I recently installed the lightweight nodular L-88 flywheel. Really have to feather the clutch on take offs now. I have the 3.09 ratio rear end right now. I'm guessing the situation will improve when I install the 3.55 gears.
i do not think an aluminum flywheel will be faster off the line...its more for like road racing and sprint type racing where sudden RPM drops are key.
It lowers your car's effective weight quite a bit in the lower gears, so it should be helpful in all situations as long as you can shift properly and can deal with the extra vibration.
BillyShope nailed it in that thread. I've also stated the same thing in this forum a few times, but I'm too lazy to search for those threads.
What part are you having trouble calculating?

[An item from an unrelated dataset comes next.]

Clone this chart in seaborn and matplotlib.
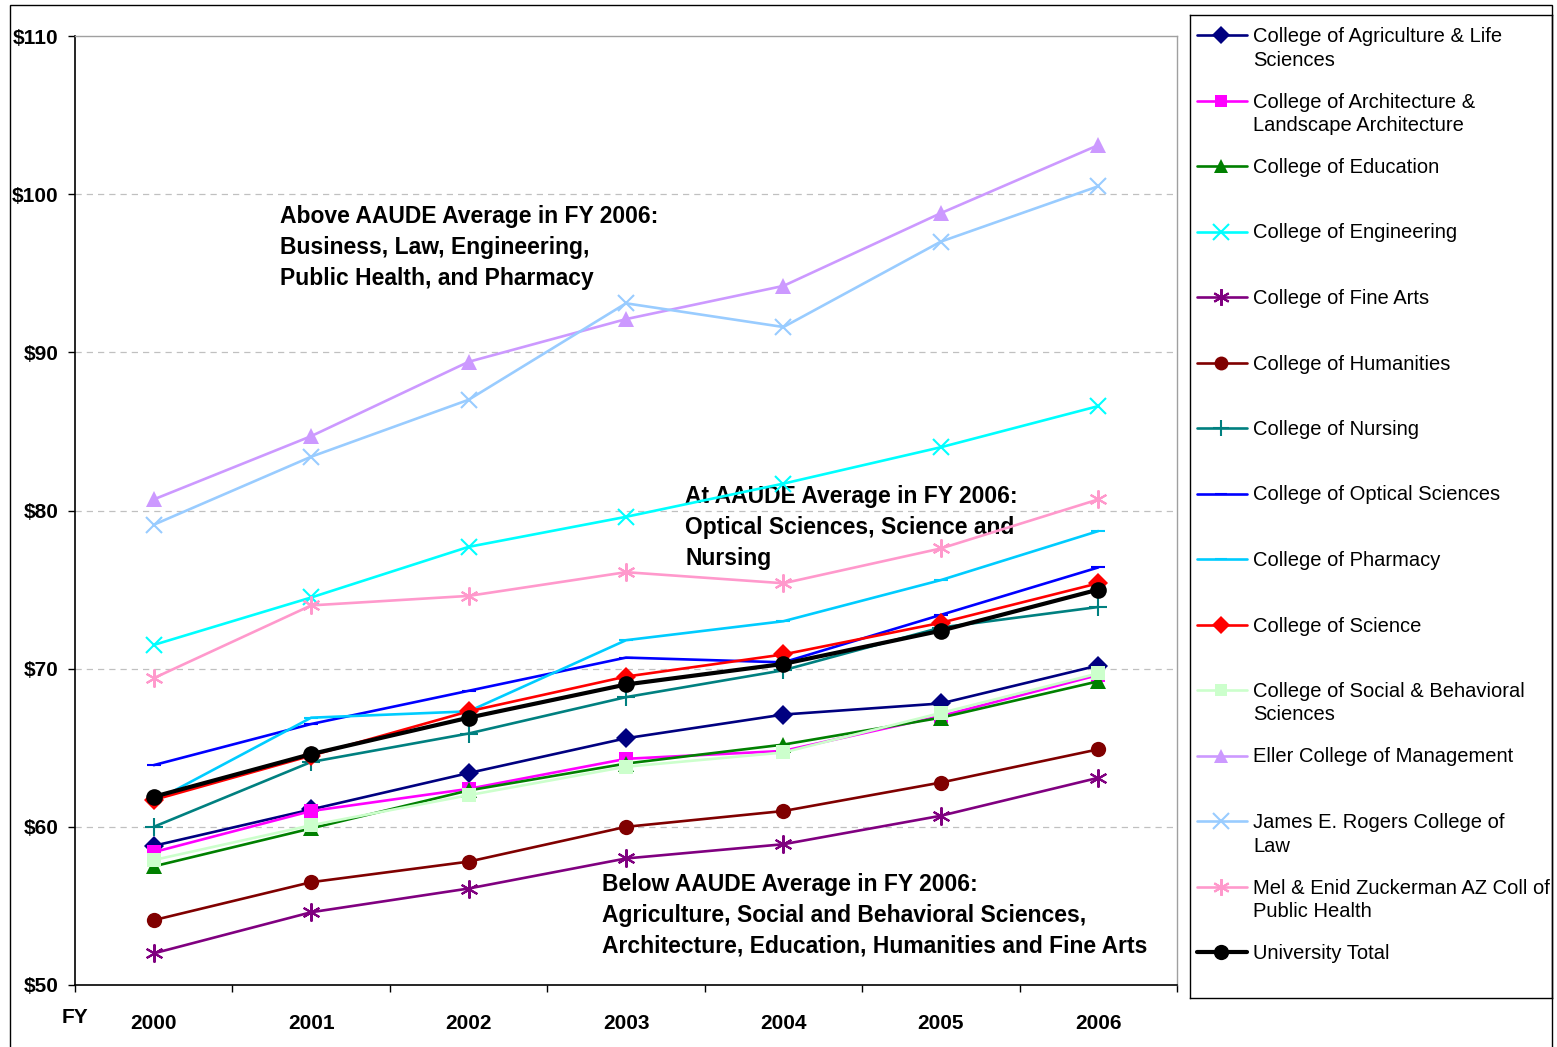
import numpy as np
import pandas as pd
import matplotlib
matplotlib.use("Agg")
from matplotlib import pyplot as plt
from matplotlib.patches import Rectangle
from matplotlib.transforms import blended_transform_factory
import seaborn as sns

years = ["2000", "2001", "2002", "2003", "2004", "2005", "2006"]

colleges = [
    "College of Agriculture & Life\nSciences",
    "College of Architecture &\nLandscape Architecture",
    "College of Education",
    "College of Engineering",
    "College of Fine Arts",
    "College of Humanities",
    "College of Nursing",
    "College of Optical Sciences",
    "College of Pharmacy",
    "College of Science",
    "College of Social & Behavioral\nSciences",
    "Eller College of Management",
    "James E. Rogers College of\nLaw",
    "Mel & Enid Zuckerman AZ Coll of\nPublic Health",
    "University Total",
]

agriculture = [58.8, 61.1, 63.4, 65.6, 67.1, 67.8, 70.2]
architecture = [58.4, 61.0, 62.4, 64.3, 64.8, 67.0, 69.6]
education = [57.5, 59.9, 62.3, 64.0, 65.2, 66.9, 69.2]
engineering = [71.5, 74.5, 77.7, 79.6, 81.7, 84.0, 86.6]
fine_arts = [52.0, 54.6, 56.1, 58.0, 58.9, 60.7, 63.1]
humanities = [54.1, 56.5, 57.8, 60.0, 61.0, 62.8, 64.9]
nursing = [60.0, 64.1, 65.9, 68.2, 69.9, 72.6, 73.9]
optical = [63.9, 66.5, 68.6, 70.7, 70.4, 73.4, 76.4]
pharmacy = [61.6, 66.9, 67.3, 71.8, 73.0, 75.6, 78.7]
science = [61.7, 64.5, 67.3, 69.5, 70.9, 72.9, 75.4]
social = [57.9, 60.1, 62.0, 63.8, 64.7, 67.2, 69.7]
eller = [80.7, 84.7, 89.4, 92.1, 94.2, 98.8, 103.1]
law = [79.1, 83.4, 87.0, 93.1, 91.6, 97.0, 100.5]
public_health = [69.4, 74.0, 74.6, 76.1, 75.4, 77.6, 80.7]
total = [61.9, 64.6, 66.9, 69.0, 70.3, 72.4, 75.0]

series = [agriculture, architecture, education, engineering, fine_arts,
          humanities, nursing, optical, pharmacy, science, social, eller,
          law, public_health, total]

colors = ["#000080", "#FF00FF", "#008000", "#00FFFF", "#800080", "#800000",
          "#008080", "#0000FF", "#00CCFF", "#FF0000", "#CCFFCC", "#CC99FF",
          "#99CCFF", "#FF99CC", "#000000"]

asterisk = (6, 2, 0)
markers = ["D", "s", "^", "x", asterisk, "o", "+", "_", "_", "D", "s", "^",
           "x", asterisk, "o"]
msizes = [10, 10, 11, 12, 13, 11, 13, 10, 10, 10, 10, 11, 12, 13, 12]
lwidths = [1.9] * 14 + [3.0]

df = pd.DataFrame({
    "college": np.repeat(colleges, len(years)),
    "year": np.tile(np.arange(len(years)), len(colleges)),
    "value": np.concatenate(series),
})

sns.set_style("white")
plt.rcParams["font.family"] = ["Liberation Sans", "DejaVu Sans"]
plt.rcParams["text.color"] = "black"
plt.rcParams["xtick.color"] = "black"
plt.rcParams["ytick.color"] = "black"

W, H = 1557, 1047
fig = plt.figure(figsize=(W / 100, H / 100), dpi=100)
fig.patches.append(Rectangle((10 / W, -0.01), (1552 - 10) / W, 1.01 - 5 / H,
                             transform=fig.transFigure, fill=False,
                             edgecolor="black", linewidth=1))

ax = fig.add_axes([75 / W, (H - 985) / H, (1177 - 75) / W, (985 - 36) / H])

for i, name in enumerate(colleges):
    sub = df[df["college"] == name]
    mk = markers[i]
    sns.lineplot(data=sub, x="year", y="value", ax=ax, color=colors[i],
                 linewidth=lwidths[i], marker=mk, markersize=msizes[i],
                 markeredgecolor=colors[i],
                 markeredgewidth=1.5 if mk in ("x", "+", "_", asterisk) else 0,
                 legend=False, zorder=2 + i)

ax.set_xlim(-0.5, len(years) - 0.5)
ax.set_ylim(50, 110)
ax.set_xlabel("")
ax.set_ylabel("")

ax.set_yticks(np.arange(50, 111, 10))
ax.set_yticklabels(["$" + str(v) for v in range(50, 111, 10)],
                   fontsize=15, fontweight="bold")
ax.tick_params(axis="y", direction="out", length=5, width=1, left=True, pad=7)

ax.set_xticks(np.arange(-0.5, len(years)), labels=[""] * (len(years) + 1))
ax.set_xticks(np.arange(len(years)), labels=years, minor=True)
ax.tick_params(axis="x", which="major", direction="out", length=5, width=1,
               bottom=True)
ax.tick_params(axis="x", which="minor", length=0, pad=21, labelsize=15)
for t in ax.get_xticklabels(minor=True):
    t.set_fontweight("bold")

for y in range(60, 110, 10):
    ax.axhline(y, color="#c0c0c0", linestyle=(0, (5, 4)), linewidth=0.9,
               zorder=1)

for side in ["top", "right"]:
    ax.spines[side].set_color("#a0a0a0")
    ax.spines[side].set_linewidth(1)
for side in ["left", "bottom"]:
    ax.spines[side].set_color("black")
    ax.spines[side].set_linewidth(1.2)

trans = blended_transform_factory(ax.transData, ax.transAxes)
ax.text(-0.5, -0.034, "FY", transform=trans, ha="center", va="center",
        fontsize=15, fontweight="bold")

note_kw = dict(fontsize=16.5, fontweight="bold", va="top", ha="left",
               linespacing=1.45)
ax.text(0.8, 99.3,
        "Above AAUDE Average in FY 2006:\nBusiness, Law, Engineering,\n"
        "Public Health, and Pharmacy", **note_kw)
ax.text(3.375, 81.6,
        "At AAUDE Average in FY 2006:\nOptical Sciences, Science and\nNursing",
        **note_kw)
ax.text(2.85, 57.1,
        "Below AAUDE Average in FY 2006:\nAgriculture, Social and Behavioral "
        "Sciences,\nArchitecture, Education, Humanities and Fine Arts",
        **note_kw)

# legend box drawn as its own axes so every row keeps the Excel spacing
lx0, lx1, ly0, ly1 = 1190, 1552, 15, 998
lax = fig.add_axes([lx0 / W, (H - ly1) / H, (lx1 - lx0) / W, (ly1 - ly0) / H])
lax.set_xlim(0, lx1 - lx0)
lax.set_ylim(ly1 - ly0, 0)
lax.set_xticks([])
lax.set_yticks([])
for s in lax.spines.values():
    s.set_color("black")
    s.set_linewidth(1)
for i, name in enumerate(colleges):
    yy = 20 + i * 65.5
    mk = markers[i]
    lax.plot([7, 57], [yy, yy], color=colors[i], linewidth=lwidths[i])
    lax.plot([31], [yy], color=colors[i], marker=mk, markersize=msizes[i] - 1,
             markeredgecolor=colors[i],
             markeredgewidth=1.5 if mk in ("x", "+", "_", asterisk) else 0)
    lax.text(63, yy - 8, name, fontsize=14.5, va="top", ha="left",
             linespacing=1.3, clip_on=True)

fig.savefig("out.png", dpi=100)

I'm having trouble with something called the polar moment of inertia. Its how you determine the difference of a "Weight" of a flywheel vs the location of the weight in the flywheel. I havent found an explanation that I can wrap my pea brain around...
Reason being that the weight farther away from the axis of rotation creates more centripetal force. (I'm not really sure that a fixed object is centrifigal or centripetal force that we're trying to see...) I just want to "know" what all the above means!
For the purposes of this sort of thing, the moment of inertia is calculated by summing up each piece of mass times the square of its distance from the axis of rotation. For a flywheel, you'd do this with an integral, although none of us knows how mass is distributed throughout it, so there's no point in me explaining that in much more detail.
The end result is the the moment of inertia will be less than the mass times the radius squared. This would be exactly true if all the mass in the flywheel were distributed at its edge, which of course isn't correct. If it were instead a uniformly dense disk, then its moment of inertia is half of the above value. A real flywheel would probably have a factor of 0.6-0.8 multiplying mR^2, although I'm just guessing.
Here's a numerical example: Say that your flywheel is 14" in diameter, and weighs 30 lbs (I think these are roughly the specs for the stock one). Its moment of inertia is then about 0.7*30*7^2=1000 lb-in^2.
Now say that you have an M20 transmission with 3.55 rear end and 26" tires. The gear ratios are 2.6, 1.9, 1.5, 1. In 1st gear, the flywheel adds an effective weight of 2.6^2*3.55^2*1000/13^2=500 lbs (!). The effective weights in the higher gears are much less, but still significant (270, 170, 70 lbs in 2nd, 3rd and 4th respectively).
Reducing the size and weight of your flywheel can have a major effect; especially with aggressive gearing.
Bottom line is: if you are road racing (or drag rascing and need quick RPM acceleracion(which means you are above your "needed" torque) then itis OK. For street use, you need the mass to store the torque for low RPM torque.